Kroger’s fast-growing ad channel is driving revenue for the supermarket giant
Kroger knows how to create “shoppable moments” for the consumer — and those moments have only proliferated over the last year as shopping habits moved online. But this shift in consumer habits has allowed the 138-year-old grocery retailer to double down as a powerful media retail platform that is closing the gap between brands and the consumer. “It’s an acceleration path that is driven by a new set of expectations that customers have for shopping,” Cara Pratt, the SVP at Kroger Precision Marketing, tells The Current.
To be sure, when the pandemic hit, Kroger was ready. It had already established the digital infrastructure to handle the rapid shift to online shopping. And the numbers prove this out: It saw its digital sales in the United States exceed $10 billion in 2020 — a growth of more than 116 percent year over year, according to the company’s 2020 annual report.
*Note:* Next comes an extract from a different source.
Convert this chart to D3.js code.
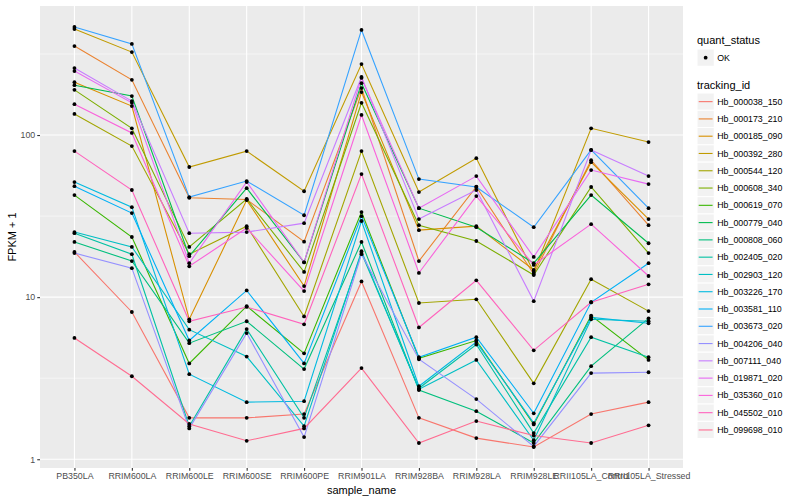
<!DOCTYPE html>
<html>
<head>
<meta charset="utf-8">
<script src="https://cdn.jsdelivr.net/npm/d3@7"></script>
<style>
  body { margin: 0; background: #fff; }
  text { font-family: "Liberation Sans", Arial, sans-serif; }
</style>
</head>
<body>
<svg width="800" height="500"></svg>
<script>
// categories
const samples = ['PB350LA', 'RRIM600LA', 'RRIM600LE', 'RRIM600SE', 'RRIM600PE', 'RRIM901LA',
  'RRIM928BA', 'RRIM928LA', 'RRIM928LE', 'RRII105LA_Control', 'RRII105LA_Stressed'];

const trackingIds = ['Hb_000038_150', 'Hb_000173_210', 'Hb_000185_090', 'Hb_000392_280', 'Hb_000544_120',
  'Hb_000608_340', 'Hb_000619_070', 'Hb_000779_040', 'Hb_000808_060', 'Hb_002405_020',
  'Hb_002903_120', 'Hb_003226_170', 'Hb_003581_110', 'Hb_003673_020', 'Hb_004206_040',
  'Hb_007111_040', 'Hb_019871_020', 'Hb_035360_010', 'Hb_045502_010', 'Hb_099698_010'];

// FPKM + 1, one array per tracking id (same order as samples)
const hb_000038_150 = [19, 8.1, 1.8, 1.8, 1.9, 12.5, 1.8, 1.35, 1.19, 1.9, 2.25];
const hb_000173_210 = [354, 219, 41, 40, 22, 195, 16.7, 48, 13.9, 70, 27.8];
const hb_000185_090 = [212, 151, 7.3, 39.7, 11.7, 184, 25.9, 27.4, 14.7, 68, 30.3];
const hb_000392_280 = [451, 325, 63.5, 79.6, 45, 274, 44.5, 72, 14.3, 110, 90.5];
const hb_000544_120 = [135, 85.5, 18.4, 27.4, 7.6, 79.6, 9.2, 9.7, 2.94, 12.9, 8.2];
const hb_000608_340 = [190, 110, 20.4, 40.3, 14.3, 158, 27.8, 22.2, 13.7, 47.8, 18.7];
const hb_000619_070 = [42.6, 23.5, 3.9, 8.8, 4.5, 33.5, 4.2, 5.4, 1.64, 7.7, 4.1];
const hb_000779_040 = [203, 174, 17.9, 47, 16.4, 209, 35.4, 27, 16.2, 42.6, 21.5];
const hb_000808_060 = [21.9, 16.7, 5.2, 7.1, 3.6, 21.9, 2.67, 1.98, 1.26, 3.75, 7.4];
const hb_002405_020 = [24.8, 18.4, 1.6, 6.35, 1.8, 18.7, 2.74, 5.1, 1.45, 5.66, 4.26];
const hb_002903_120 = [25.2, 20.4, 6.3, 4.3, 1.6, 19.2, 2.7, 4.1, 1.31, 7.3, 7.1];
const hb_003226_170 = [51.3, 35.9, 3.35, 2.25, 2.28, 29.5, 2.82, 5.28, 1.67, 7.5, 6.9];
const hb_003581_110 = [48.4, 33, 5.4, 11, 3.9, 31.6, 4.26, 5.66, 1.92, 9.3, 16.2];
const hb_003673_020 = [464, 365, 41.4, 52, 32, 445, 53.5, 47.8, 27, 81, 35.4];
const hb_004206_040 = [18.7, 15.1, 1.55, 6.0, 1.37, 18.4, 4.14, 2.35, 1.2, 3.4, 3.44];
const hb_007111_040 = [259, 162, 24.8, 25.2, 28.6, 228, 30.3, 45.8, 9.45, 80.8, 55.8];
const hb_019871_020 = [248, 158, 16.2, 51.3, 16.4, 225, 35.4, 55.8, 17.7, 60.8, 49.8];
const hb_035360_010 = [155, 103, 15.5, 26.7, 10.9, 133, 14.1, 42, 15.8, 28.2, 13.5];
const hb_045502_010 = [79.6, 45.8, 7.1, 8.7, 6.8, 57.4, 6.5, 12.7, 4.7, 9.3, 12];
const hb_099698_010 = [5.6, 3.25, 1.65, 1.3, 1.55, 3.65, 1.26, 1.72, 1.4, 1.26, 1.62];

const yTicks = [1, 10, 100];
const yMinor = [Math.sqrt(10), Math.sqrt(1000), Math.sqrt(100000)];

const seriesValues = [hb_000038_150, hb_000173_210, hb_000185_090, hb_000392_280, hb_000544_120,
  hb_000608_340, hb_000619_070, hb_000779_040, hb_000808_060, hb_002405_020,
  hb_002903_120, hb_003226_170, hb_003581_110, hb_003673_020, hb_004206_040,
  hb_007111_040, hb_019871_020, hb_035360_010, hb_045502_010, hb_099698_010];

// ggplot default hue palette for 20 groups
const colors = ['#F8766D', '#EA8331', '#D89000', '#C09B00', '#A3A500', '#7CAE00', '#39B600', '#00BB4E',
  '#00BF7D', '#00C1A3', '#00BFC4', '#00BAE0', '#00B0F6', '#35A2FF', '#9590FF', '#C77CFF',
  '#E76BF3', '#FA62DB', '#FF62BC', '#FF6C91'];

const series = trackingIds.map((id, i) => ({
  id: id, color: colors[i],
  values: samples.map((s, j) => ({ sample: s, v: seriesValues[i][j] }))
}));

const svg = d3.select('svg');
const panel = { left: 40, right: 683, top: 6, bottom: 468 };

// scales
const x = d3.scalePoint().domain(samples).range([panel.left, panel.right]).padding(0.6);

let allV = seriesValues.flat();
let lo = Math.log10(d3.min(allV)), hi = Math.log10(d3.max(allV));
let pad = (hi - lo) * 0.05;
const y = d3.scaleLog().domain([Math.pow(10, lo - pad), Math.pow(10, hi + pad)])
  .range([panel.bottom, panel.top]);

// panel background + grid
svg.append('rect')
  .attr('x', panel.left).attr('y', panel.top)
  .attr('width', panel.right - panel.left).attr('height', panel.bottom - panel.top)
  .attr('fill', '#EBEBEB');

svg.append('g').selectAll('line').data(yMinor).enter().append('line')
  .attr('x1', panel.left).attr('x2', panel.right)
  .attr('y1', d => y(d)).attr('y2', d => y(d))
  .attr('stroke', '#fff').attr('stroke-width', 0.55);

svg.append('g').selectAll('line').data(yTicks).enter().append('line')
  .attr('x1', panel.left).attr('x2', panel.right)
  .attr('y1', d => y(d)).attr('y2', d => y(d))
  .attr('stroke', '#fff').attr('stroke-width', 1.1);

svg.append('g').selectAll('line').data(samples).enter().append('line')
  .attr('x1', d => x(d)).attr('x2', d => x(d))
  .attr('y1', panel.top).attr('y2', panel.bottom)
  .attr('stroke', '#fff').attr('stroke-width', 1.1);

// lines
const line = d3.line().x(d => x(d.sample)).y(d => y(d.v));
svg.append('g').selectAll('path').data(series).enter().append('path')
  .attr('d', d => line(d.values))
  .attr('fill', 'none')
  .attr('stroke', d => d.color)
  .attr('stroke-width', 1.1);

// points
svg.append('g').selectAll('g').data(series).enter().append('g')
  .selectAll('circle').data(d => d.values).enter().append('circle')
  .attr('cx', d => x(d.sample))
  .attr('cy', d => y(d.v))
  .attr('r', 1.9)
  .attr('fill', '#000');

// axes
const yAxis = d3.axisLeft(y).tickValues(yTicks).tickFormat(d3.format('d')).tickSize(2.75).tickPadding(2);
const gy = svg.append('g').attr('transform', `translate(${panel.left},0)`).call(yAxis);
const xAxis = d3.axisBottom(x).tickSize(2.75).tickPadding(2);
const gx = svg.append('g').attr('transform', `translate(0,${panel.bottom})`).call(xAxis);

[gy, gx].forEach(g => {
  g.select('.domain').remove();
  g.selectAll('.tick line').attr('stroke', '#333333').attr('stroke-width', 1.1);
  g.selectAll('.tick text').attr('fill', '#4D4D4D')
    .style('font-size', '8.8px').style('font-family', '"Liberation Sans", Arial, sans-serif');
});

// axis titles
svg.append('text')
  .attr('x', (panel.left + panel.right) / 2).attr('y', 494)
  .attr('text-anchor', 'middle').style('font-size', '11px').attr('fill', '#000')
  .text('sample_name');

svg.append('text')
  .attr('transform', `translate(16,${(panel.top + panel.bottom) / 2}) rotate(-90)`)
  .attr('text-anchor', 'middle').style('font-size', '11px').attr('fill', '#000')
  .text('FPKM + 1');

// legend
const lg = svg.append('g').attr('transform', 'translate(697,0)');
const keySize = 17.28;

lg.append('text').attr('x', 0).attr('y', 44).style('font-size', '11px').text('quant_status');
lg.append('rect').attr('x', 0).attr('y', 49).attr('width', keySize).attr('height', keySize)
  .attr('fill', '#F2F2F2').attr('stroke', '#fff');
lg.append('circle').attr('cx', keySize / 2).attr('cy', 49 + keySize / 2).attr('r', 1.9).attr('fill', '#000');
lg.append('text').attr('x', keySize + 3).attr('y', 49 + keySize / 2 + 3.1)
  .style('font-size', '8.8px').text('OK');

lg.append('text').attr('x', 0).attr('y', 89).style('font-size', '11px').text('tracking_id');

const keys = lg.append('g').attr('transform', 'translate(0,93)')
  .selectAll('g').data(series).enter().append('g')
  .attr('transform', (d, i) => `translate(0,${i * keySize})`);

keys.append('rect').attr('width', keySize).attr('height', keySize)
  .attr('fill', '#F2F2F2').attr('stroke', '#fff');
keys.append('line')
  .attr('x1', 1.7).attr('x2', keySize - 1.7)
  .attr('y1', keySize / 2).attr('y2', keySize / 2)
  .attr('stroke', d => d.color).attr('stroke-width', 1.1);
keys.append('text')
  .attr('x', keySize + 3).attr('y', keySize / 2 + 3.1)
  .style('font-size', '8.8px').attr('fill', '#000')
  .text(d => d.id);
</script>
</body>
</html>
Key to Kroger’s online success is Kroger Precision Marketing (KPM), the company’s retail media unit, which itself saw 135 percent growth in revenue last year. Kroger credits this digital growth, according to a 2021 company report, to KPM’s precision-level data that enables brands to reach customers both onsite and offsite. This fast-growing ad channel allows the company to tie campaigns to sales data to “truly measure the outcome that media has driven,” says Pratt.
The so-called shoppable moment is the culmination of a technological shift that has been happening for decades — from literally a horse-and-buggy delivering groceries in the late 19th century to the present when AI is fueling customer needs in near real-time.
And the shift to online shopping is here to stay. According to Harris Poll data, 77 percent of consumers who bought groceries online during the pandemic say they’re likely to continue doing so in the future. The digitization of grocery shopping has allowed for “commerce and content to converge” in inspirational ways, Pratt adds.
With its long-standing brand-loyalty program, Kroger can tie 96 percent of its sales to specific households. With the deprecation of the third-party cookie, and appropriate privacy regulations that provide consumer choice and protections, this means brands can reach the right shopper thanks to the “incredible precision [of] our first-party data,” says Pratt. She points out that this data aggregation allows the marketing team to gain valuable insight into different types of consumers and their behaviors, their sensitivity to prices, their interest in exploring innovation across the store, their change in dietary habits, as well as traditional demographics. Such insights, says Pratt, are derived from customer loyalty.
Brands are paying attention. They want to be part of that shoppable moment, so much so that more than 1,300 brands worked with KPM last year. “Shortening that connection between an advertisement and a buy is really meaningful. You will increase the efficacy of your media investment significantly when you layer shoppability on top of really rich customer intelligence,” she says.
At the same time, Pratt insists on the importance of media accountability. She says that KPM can deliver on the basic tenets of media transparency and viewability. But the company has the data science down, allowing brands to optimize their media mix. “It’s really about business outcomes and committing ourselves to make sure we’re focused on media driving value — the kind of value that advertisers are looking for,” she adds.
The shopping landscape continues to evolve, with other major retailers such as Walmart, CVS, and Instacart building their own ad networks to capitalize on the digital consumer, wherever they may be. Kroger is already seeing good outcomes for brands on streaming platforms, staying vigilant on what opportunities CTV continues to offer — including an existing relationship with Roku — and how that will impact the media ecosystem and advertiser investment choices.
“We have a rigorous strategic planning process to identify and act on the best opportunities,” says Pratt. “We're going to look to be where the eyeballs are, where customers are, where you can create these shoppable moments in the most meaningful way.”